Task description ▸ Every line of the material below should be repeated exactly.

++++ Collected data ++++

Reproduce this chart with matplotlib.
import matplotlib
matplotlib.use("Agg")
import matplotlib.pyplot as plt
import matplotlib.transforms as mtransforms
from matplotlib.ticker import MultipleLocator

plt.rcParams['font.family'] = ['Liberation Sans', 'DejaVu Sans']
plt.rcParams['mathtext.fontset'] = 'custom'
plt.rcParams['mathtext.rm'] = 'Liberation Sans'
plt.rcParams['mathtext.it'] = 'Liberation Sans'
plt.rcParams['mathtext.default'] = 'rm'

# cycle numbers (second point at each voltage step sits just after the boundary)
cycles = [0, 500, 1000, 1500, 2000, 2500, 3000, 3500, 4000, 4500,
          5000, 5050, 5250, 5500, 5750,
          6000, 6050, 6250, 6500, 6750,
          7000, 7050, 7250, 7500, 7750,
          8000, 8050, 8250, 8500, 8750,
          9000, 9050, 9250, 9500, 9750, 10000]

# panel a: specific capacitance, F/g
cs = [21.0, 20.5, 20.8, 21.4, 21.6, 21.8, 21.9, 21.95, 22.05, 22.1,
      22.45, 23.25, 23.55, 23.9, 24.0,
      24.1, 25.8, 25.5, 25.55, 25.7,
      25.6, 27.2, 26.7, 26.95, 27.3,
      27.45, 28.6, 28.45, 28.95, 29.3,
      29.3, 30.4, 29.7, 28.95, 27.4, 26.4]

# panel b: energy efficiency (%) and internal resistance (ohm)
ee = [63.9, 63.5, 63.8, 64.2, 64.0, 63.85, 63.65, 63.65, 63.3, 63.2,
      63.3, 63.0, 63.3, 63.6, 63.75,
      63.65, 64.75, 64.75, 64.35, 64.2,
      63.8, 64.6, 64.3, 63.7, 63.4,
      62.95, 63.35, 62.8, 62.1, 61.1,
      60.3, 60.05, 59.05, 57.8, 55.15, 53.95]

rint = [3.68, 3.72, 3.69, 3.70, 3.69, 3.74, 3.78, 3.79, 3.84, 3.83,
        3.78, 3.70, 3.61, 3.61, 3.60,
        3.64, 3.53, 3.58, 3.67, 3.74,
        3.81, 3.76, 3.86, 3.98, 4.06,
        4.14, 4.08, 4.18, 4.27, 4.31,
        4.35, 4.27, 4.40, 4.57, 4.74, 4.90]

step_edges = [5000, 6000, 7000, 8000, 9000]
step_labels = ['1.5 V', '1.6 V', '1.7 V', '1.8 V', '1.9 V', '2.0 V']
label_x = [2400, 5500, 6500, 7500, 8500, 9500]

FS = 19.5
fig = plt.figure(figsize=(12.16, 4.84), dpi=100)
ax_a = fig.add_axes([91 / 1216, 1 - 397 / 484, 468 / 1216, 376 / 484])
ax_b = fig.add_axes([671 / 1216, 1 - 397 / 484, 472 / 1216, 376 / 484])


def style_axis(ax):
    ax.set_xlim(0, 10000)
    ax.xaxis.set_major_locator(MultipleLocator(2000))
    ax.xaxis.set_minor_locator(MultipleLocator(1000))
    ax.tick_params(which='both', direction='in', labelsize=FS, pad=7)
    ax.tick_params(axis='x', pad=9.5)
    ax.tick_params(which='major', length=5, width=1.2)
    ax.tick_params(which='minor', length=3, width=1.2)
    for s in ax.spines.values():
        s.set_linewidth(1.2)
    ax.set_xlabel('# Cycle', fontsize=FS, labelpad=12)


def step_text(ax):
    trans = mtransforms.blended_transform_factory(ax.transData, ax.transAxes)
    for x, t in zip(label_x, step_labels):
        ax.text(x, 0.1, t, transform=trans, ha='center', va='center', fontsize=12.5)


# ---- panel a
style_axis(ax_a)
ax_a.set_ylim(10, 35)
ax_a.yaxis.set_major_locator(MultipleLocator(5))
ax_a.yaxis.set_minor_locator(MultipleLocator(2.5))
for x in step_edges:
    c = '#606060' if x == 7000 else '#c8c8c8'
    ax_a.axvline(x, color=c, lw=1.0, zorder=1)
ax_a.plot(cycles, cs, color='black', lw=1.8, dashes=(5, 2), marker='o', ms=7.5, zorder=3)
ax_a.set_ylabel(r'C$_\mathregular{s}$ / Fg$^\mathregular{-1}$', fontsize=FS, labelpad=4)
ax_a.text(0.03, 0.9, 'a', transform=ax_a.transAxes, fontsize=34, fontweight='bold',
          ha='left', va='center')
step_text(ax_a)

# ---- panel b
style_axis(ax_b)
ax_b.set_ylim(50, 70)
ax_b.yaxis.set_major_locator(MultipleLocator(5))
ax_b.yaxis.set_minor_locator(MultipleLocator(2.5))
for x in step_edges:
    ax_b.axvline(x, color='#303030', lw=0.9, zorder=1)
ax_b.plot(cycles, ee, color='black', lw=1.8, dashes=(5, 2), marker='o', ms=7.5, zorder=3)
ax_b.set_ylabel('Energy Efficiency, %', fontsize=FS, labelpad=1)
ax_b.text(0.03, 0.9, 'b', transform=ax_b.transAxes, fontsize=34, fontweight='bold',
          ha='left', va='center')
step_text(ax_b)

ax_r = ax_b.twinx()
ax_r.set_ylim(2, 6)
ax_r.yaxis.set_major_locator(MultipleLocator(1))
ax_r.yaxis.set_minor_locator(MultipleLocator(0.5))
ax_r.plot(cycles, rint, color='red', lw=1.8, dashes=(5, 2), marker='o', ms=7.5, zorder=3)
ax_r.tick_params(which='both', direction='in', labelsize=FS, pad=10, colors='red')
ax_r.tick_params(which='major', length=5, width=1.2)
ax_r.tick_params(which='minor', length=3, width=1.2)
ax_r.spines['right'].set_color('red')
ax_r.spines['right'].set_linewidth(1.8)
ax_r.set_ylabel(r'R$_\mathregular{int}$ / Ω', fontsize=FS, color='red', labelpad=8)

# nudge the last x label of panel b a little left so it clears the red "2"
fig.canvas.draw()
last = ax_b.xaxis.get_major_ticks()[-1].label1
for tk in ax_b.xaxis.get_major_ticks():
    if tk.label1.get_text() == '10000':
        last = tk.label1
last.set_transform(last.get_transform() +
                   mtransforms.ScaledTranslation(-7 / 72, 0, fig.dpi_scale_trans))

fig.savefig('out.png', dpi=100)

++++

Answer for this exercise ▸
Reproduce this chart with matplotlib.
import matplotlib
matplotlib.use("Agg")
import matplotlib.pyplot as plt
import matplotlib.transforms as mtransforms
from matplotlib.ticker import MultipleLocator

plt.rcParams['font.family'] = ['Liberation Sans', 'DejaVu Sans']
plt.rcParams['mathtext.fontset'] = 'custom'
plt.rcParams['mathtext.rm'] = 'Liberation Sans'
plt.rcParams['mathtext.it'] = 'Liberation Sans'
plt.rcParams['mathtext.default'] = 'rm'

# cycle numbers (second point at each voltage step sits just after the boundary)
cycles = [0, 500, 1000, 1500, 2000, 2500, 3000, 3500, 4000, 4500,
          5000, 5050, 5250, 5500, 5750,
          6000, 6050, 6250, 6500, 6750,
          7000, 7050, 7250, 7500, 7750,
          8000, 8050, 8250, 8500, 8750,
          9000, 9050, 9250, 9500, 9750, 10000]

# panel a: specific capacitance, F/g
cs = [21.0, 20.5, 20.8, 21.4, 21.6, 21.8, 21.9, 21.95, 22.05, 22.1,
      22.45, 23.25, 23.55, 23.9, 24.0,
      24.1, 25.8, 25.5, 25.55, 25.7,
      25.6, 27.2, 26.7, 26.95, 27.3,
      27.45, 28.6, 28.45, 28.95, 29.3,
      29.3, 30.4, 29.7, 28.95, 27.4, 26.4]

# panel b: energy efficiency (%) and internal resistance (ohm)
ee = [63.9, 63.5, 63.8, 64.2, 64.0, 63.85, 63.65, 63.65, 63.3, 63.2,
      63.3, 63.0, 63.3, 63.6, 63.75,
      63.65, 64.75, 64.75, 64.35, 64.2,
      63.8, 64.6, 64.3, 63.7, 63.4,
      62.95, 63.35, 62.8, 62.1, 61.1,
      60.3, 60.05, 59.05, 57.8, 55.15, 53.95]

rint = [3.68, 3.72, 3.69, 3.70, 3.69, 3.74, 3.78, 3.79, 3.84, 3.83,
        3.78, 3.70, 3.61, 3.61, 3.60,
        3.64, 3.53, 3.58, 3.67, 3.74,
        3.81, 3.76, 3.86, 3.98, 4.06,
        4.14, 4.08, 4.18, 4.27, 4.31,
        4.35, 4.27, 4.40, 4.57, 4.74, 4.90]

step_edges = [5000, 6000, 7000, 8000, 9000]
step_labels = ['1.5 V', '1.6 V', '1.7 V', '1.8 V', '1.9 V', '2.0 V']
label_x = [2400, 5500, 6500, 7500, 8500, 9500]

FS = 19.5
fig = plt.figure(figsize=(12.16, 4.84), dpi=100)
ax_a = fig.add_axes([91 / 1216, 1 - 397 / 484, 468 / 1216, 376 / 484])
ax_b = fig.add_axes([671 / 1216, 1 - 397 / 484, 472 / 1216, 376 / 484])


def style_axis(ax):
    ax.set_xlim(0, 10000)
    ax.xaxis.set_major_locator(MultipleLocator(2000))
    ax.xaxis.set_minor_locator(MultipleLocator(1000))
    ax.tick_params(which='both', direction='in', labelsize=FS, pad=7)
    ax.tick_params(axis='x', pad=9.5)
    ax.tick_params(which='major', length=5, width=1.2)
    ax.tick_params(which='minor', length=3, width=1.2)
    for s in ax.spines.values():
        s.set_linewidth(1.2)
    ax.set_xlabel('# Cycle', fontsize=FS, labelpad=12)


def step_text(ax):
    trans = mtransforms.blended_transform_factory(ax.transData, ax.transAxes)
    for x, t in zip(label_x, step_labels):
        ax.text(x, 0.1, t, transform=trans, ha='center', va='center', fontsize=12.5)


# ---- panel a
style_axis(ax_a)
ax_a.set_ylim(10, 35)
ax_a.yaxis.set_major_locator(MultipleLocator(5))
ax_a.yaxis.set_minor_locator(MultipleLocator(2.5))
for x in step_edges:
    c = '#606060' if x == 7000 else '#c8c8c8'
    ax_a.axvline(x, color=c, lw=1.0, zorder=1)
ax_a.plot(cycles, cs, color='black', lw=1.8, dashes=(5, 2), marker='o', ms=7.5, zorder=3)
ax_a.set_ylabel(r'C$_\mathregular{s}$ / Fg$^\mathregular{-1}$', fontsize=FS, labelpad=4)
ax_a.text(0.03, 0.9, 'a', transform=ax_a.transAxes, fontsize=34, fontweight='bold',
          ha='left', va='center')
step_text(ax_a)

# ---- panel b
style_axis(ax_b)
ax_b.set_ylim(50, 70)
ax_b.yaxis.set_major_locator(MultipleLocator(5))
ax_b.yaxis.set_minor_locator(MultipleLocator(2.5))
for x in step_edges:
    ax_b.axvline(x, color='#303030', lw=0.9, zorder=1)
ax_b.plot(cycles, ee, color='black', lw=1.8, dashes=(5, 2), marker='o', ms=7.5, zorder=3)
ax_b.set_ylabel('Energy Efficiency, %', fontsize=FS, labelpad=1)
ax_b.text(0.03, 0.9, 'b', transform=ax_b.transAxes, fontsize=34, fontweight='bold',
          ha='left', va='center')
step_text(ax_b)

ax_r = ax_b.twinx()
ax_r.set_ylim(2, 6)
ax_r.yaxis.set_major_locator(MultipleLocator(1))
ax_r.yaxis.set_minor_locator(MultipleLocator(0.5))
ax_r.plot(cycles, rint, color='red', lw=1.8, dashes=(5, 2), marker='o', ms=7.5, zorder=3)
ax_r.tick_params(which='both', direction='in', labelsize=FS, pad=10, colors='red')
ax_r.tick_params(which='major', length=5, width=1.2)
ax_r.tick_params(which='minor', length=3, width=1.2)
ax_r.spines['right'].set_color('red')
ax_r.spines['right'].set_linewidth(1.8)
ax_r.set_ylabel(r'R$_\mathregular{int}$ / Ω', fontsize=FS, color='red', labelpad=8)

# nudge the last x label of panel b a little left so it clears the red "2"
fig.canvas.draw()
last = ax_b.xaxis.get_major_ticks()[-1].label1
for tk in ax_b.xaxis.get_major_ticks():
    if tk.label1.get_text() == '10000':
        last = tk.label1
last.set_transform(last.get_transform() +
                   mtransforms.ScaledTranslation(-7 / 72, 0, fig.dpi_scale_trans))

fig.savefig('out.png', dpi=100)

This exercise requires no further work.